=== Given problem ===
Pull each line containing "this" out of the data and copy it.

** Start of Supplied material **

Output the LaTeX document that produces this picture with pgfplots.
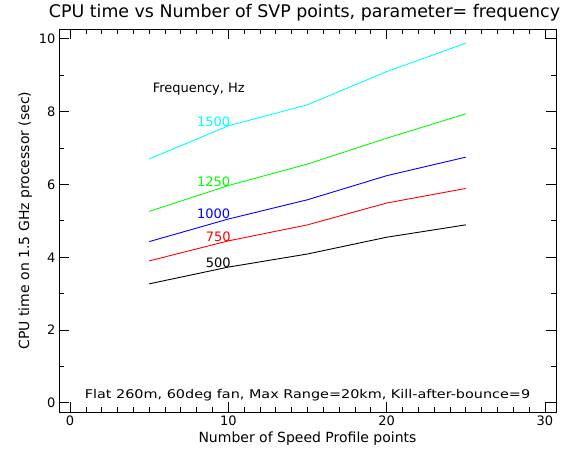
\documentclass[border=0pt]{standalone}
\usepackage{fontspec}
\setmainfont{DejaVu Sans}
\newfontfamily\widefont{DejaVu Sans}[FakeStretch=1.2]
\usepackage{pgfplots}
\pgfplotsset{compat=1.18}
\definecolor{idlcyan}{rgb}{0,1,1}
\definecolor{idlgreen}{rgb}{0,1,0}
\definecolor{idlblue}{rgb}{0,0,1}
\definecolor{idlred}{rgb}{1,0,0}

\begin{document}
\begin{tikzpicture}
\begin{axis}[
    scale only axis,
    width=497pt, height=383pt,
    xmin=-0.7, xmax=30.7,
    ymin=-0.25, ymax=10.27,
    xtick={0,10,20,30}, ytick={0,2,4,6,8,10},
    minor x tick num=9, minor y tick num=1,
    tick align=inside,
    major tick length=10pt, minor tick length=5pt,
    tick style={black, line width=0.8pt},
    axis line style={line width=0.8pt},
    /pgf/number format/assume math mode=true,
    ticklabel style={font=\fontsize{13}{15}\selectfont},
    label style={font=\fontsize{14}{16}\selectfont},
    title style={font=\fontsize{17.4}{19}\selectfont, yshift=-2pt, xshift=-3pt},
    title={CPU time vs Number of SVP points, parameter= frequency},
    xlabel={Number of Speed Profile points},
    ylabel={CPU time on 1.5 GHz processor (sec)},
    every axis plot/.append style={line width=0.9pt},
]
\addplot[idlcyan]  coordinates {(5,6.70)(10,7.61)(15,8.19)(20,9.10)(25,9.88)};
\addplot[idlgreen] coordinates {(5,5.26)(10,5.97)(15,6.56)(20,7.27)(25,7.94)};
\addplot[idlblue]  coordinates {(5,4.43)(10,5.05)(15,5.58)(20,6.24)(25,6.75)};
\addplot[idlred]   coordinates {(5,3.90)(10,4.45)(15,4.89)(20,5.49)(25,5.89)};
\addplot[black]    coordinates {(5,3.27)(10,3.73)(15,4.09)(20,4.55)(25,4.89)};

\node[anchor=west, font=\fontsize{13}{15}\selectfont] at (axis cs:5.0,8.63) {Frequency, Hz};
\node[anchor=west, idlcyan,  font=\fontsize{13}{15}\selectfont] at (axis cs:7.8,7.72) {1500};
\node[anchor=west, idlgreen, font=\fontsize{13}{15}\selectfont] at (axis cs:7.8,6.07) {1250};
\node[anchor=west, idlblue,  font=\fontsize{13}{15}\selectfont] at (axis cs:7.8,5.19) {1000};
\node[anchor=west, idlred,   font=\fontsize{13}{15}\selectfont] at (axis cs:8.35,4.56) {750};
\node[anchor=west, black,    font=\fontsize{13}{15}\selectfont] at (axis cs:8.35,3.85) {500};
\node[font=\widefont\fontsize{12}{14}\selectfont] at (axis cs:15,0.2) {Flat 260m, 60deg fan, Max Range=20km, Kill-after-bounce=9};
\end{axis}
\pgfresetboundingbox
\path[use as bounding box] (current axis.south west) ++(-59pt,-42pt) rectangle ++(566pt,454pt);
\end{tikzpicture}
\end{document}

** End of Supplied material **
** Start of Supplied material **

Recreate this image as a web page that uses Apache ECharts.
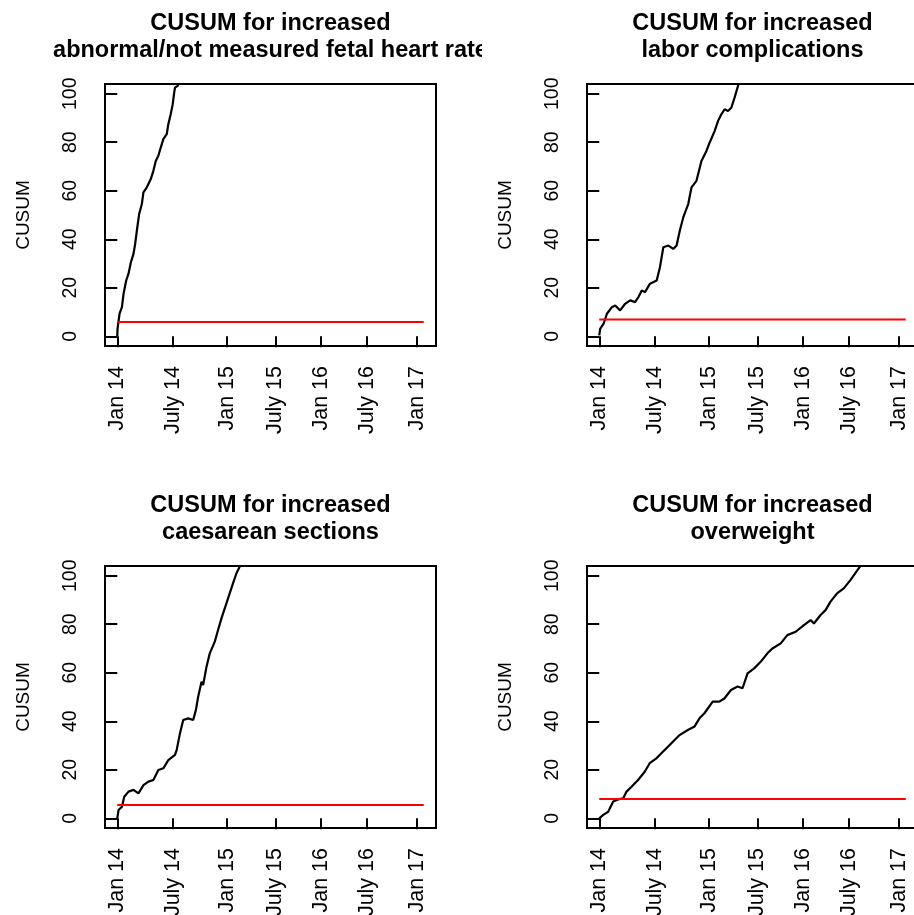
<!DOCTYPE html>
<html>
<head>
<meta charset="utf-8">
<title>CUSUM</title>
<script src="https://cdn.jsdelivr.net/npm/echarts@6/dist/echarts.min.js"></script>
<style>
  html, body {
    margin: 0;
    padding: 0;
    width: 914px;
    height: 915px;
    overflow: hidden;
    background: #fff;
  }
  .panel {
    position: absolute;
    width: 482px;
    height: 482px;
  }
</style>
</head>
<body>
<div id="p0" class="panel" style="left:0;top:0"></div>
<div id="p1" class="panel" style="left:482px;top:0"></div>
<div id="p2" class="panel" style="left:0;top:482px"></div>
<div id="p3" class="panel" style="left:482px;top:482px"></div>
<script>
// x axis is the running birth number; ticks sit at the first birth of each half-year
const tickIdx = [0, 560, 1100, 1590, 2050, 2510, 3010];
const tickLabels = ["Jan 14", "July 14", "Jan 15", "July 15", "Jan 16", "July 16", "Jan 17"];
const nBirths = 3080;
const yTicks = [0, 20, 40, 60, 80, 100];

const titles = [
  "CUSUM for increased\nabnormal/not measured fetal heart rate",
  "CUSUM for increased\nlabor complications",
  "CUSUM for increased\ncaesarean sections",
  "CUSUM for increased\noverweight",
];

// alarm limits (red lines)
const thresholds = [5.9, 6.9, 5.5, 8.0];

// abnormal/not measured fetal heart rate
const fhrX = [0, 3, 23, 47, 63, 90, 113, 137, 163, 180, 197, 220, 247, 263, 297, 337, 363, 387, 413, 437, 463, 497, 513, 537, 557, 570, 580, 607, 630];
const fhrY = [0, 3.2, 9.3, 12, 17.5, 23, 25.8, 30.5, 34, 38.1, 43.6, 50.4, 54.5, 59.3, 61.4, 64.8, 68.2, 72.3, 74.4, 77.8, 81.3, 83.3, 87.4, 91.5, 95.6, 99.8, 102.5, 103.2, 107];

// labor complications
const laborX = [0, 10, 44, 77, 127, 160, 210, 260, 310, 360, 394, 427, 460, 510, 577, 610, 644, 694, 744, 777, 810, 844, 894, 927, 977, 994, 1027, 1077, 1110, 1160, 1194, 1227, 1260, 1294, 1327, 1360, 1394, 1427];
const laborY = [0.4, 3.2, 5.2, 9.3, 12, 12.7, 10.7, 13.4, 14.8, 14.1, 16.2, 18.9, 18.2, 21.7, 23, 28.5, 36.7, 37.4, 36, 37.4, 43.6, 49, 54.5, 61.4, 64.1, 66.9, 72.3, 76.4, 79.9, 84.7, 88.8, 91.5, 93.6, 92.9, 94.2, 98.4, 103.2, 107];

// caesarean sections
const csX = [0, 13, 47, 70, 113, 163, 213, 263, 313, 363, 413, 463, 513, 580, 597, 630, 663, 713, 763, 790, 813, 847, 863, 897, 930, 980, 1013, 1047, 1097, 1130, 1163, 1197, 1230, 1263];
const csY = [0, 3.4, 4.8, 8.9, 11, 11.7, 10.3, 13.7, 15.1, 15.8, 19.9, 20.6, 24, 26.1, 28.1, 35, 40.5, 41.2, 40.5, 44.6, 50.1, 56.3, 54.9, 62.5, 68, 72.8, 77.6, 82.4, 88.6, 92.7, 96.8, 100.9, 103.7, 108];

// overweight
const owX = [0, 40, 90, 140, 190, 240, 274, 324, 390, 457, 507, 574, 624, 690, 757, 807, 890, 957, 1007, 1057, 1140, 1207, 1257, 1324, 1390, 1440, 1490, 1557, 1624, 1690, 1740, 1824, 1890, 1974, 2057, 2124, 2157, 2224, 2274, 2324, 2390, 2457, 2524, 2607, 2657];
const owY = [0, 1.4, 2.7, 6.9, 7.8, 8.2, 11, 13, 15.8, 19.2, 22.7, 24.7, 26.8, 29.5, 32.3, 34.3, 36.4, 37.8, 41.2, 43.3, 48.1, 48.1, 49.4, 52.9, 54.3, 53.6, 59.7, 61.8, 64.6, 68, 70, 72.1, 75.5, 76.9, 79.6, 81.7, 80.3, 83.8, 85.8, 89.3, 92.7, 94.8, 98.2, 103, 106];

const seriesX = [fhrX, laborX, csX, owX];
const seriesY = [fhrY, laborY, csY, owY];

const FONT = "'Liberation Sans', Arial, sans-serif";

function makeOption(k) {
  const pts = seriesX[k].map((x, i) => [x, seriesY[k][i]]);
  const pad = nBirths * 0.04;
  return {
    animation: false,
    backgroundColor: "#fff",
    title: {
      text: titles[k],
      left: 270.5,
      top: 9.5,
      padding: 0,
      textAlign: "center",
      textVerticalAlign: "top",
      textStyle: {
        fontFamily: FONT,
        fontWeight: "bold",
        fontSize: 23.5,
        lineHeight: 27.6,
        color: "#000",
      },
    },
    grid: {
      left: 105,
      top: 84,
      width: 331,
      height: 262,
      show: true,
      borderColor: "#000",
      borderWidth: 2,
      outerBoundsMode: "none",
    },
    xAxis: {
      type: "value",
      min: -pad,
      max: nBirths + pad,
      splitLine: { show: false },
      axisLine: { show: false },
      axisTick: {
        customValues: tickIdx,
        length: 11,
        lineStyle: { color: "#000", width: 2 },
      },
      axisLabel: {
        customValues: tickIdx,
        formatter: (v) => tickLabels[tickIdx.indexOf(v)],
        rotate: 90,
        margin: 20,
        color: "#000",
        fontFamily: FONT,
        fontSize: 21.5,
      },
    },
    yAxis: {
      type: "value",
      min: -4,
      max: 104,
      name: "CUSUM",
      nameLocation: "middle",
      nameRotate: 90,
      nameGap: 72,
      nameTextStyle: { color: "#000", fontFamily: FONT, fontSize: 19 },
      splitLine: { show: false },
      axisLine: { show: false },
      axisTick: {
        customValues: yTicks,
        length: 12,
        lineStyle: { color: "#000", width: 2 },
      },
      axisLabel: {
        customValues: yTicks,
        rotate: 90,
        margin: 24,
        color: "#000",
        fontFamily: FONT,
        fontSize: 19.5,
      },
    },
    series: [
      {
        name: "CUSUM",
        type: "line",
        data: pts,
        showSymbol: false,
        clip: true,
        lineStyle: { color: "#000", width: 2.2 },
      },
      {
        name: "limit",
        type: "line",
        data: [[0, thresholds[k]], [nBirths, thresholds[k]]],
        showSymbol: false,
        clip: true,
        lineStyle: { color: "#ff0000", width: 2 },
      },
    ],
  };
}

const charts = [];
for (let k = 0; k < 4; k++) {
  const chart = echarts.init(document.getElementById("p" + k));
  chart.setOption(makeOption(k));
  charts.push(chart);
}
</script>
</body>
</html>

** End of Supplied material **

=== Answer below ===
Output the LaTeX document that produces this picture with pgfplots.
Recreate this image as a web page that uses Apache ECharts.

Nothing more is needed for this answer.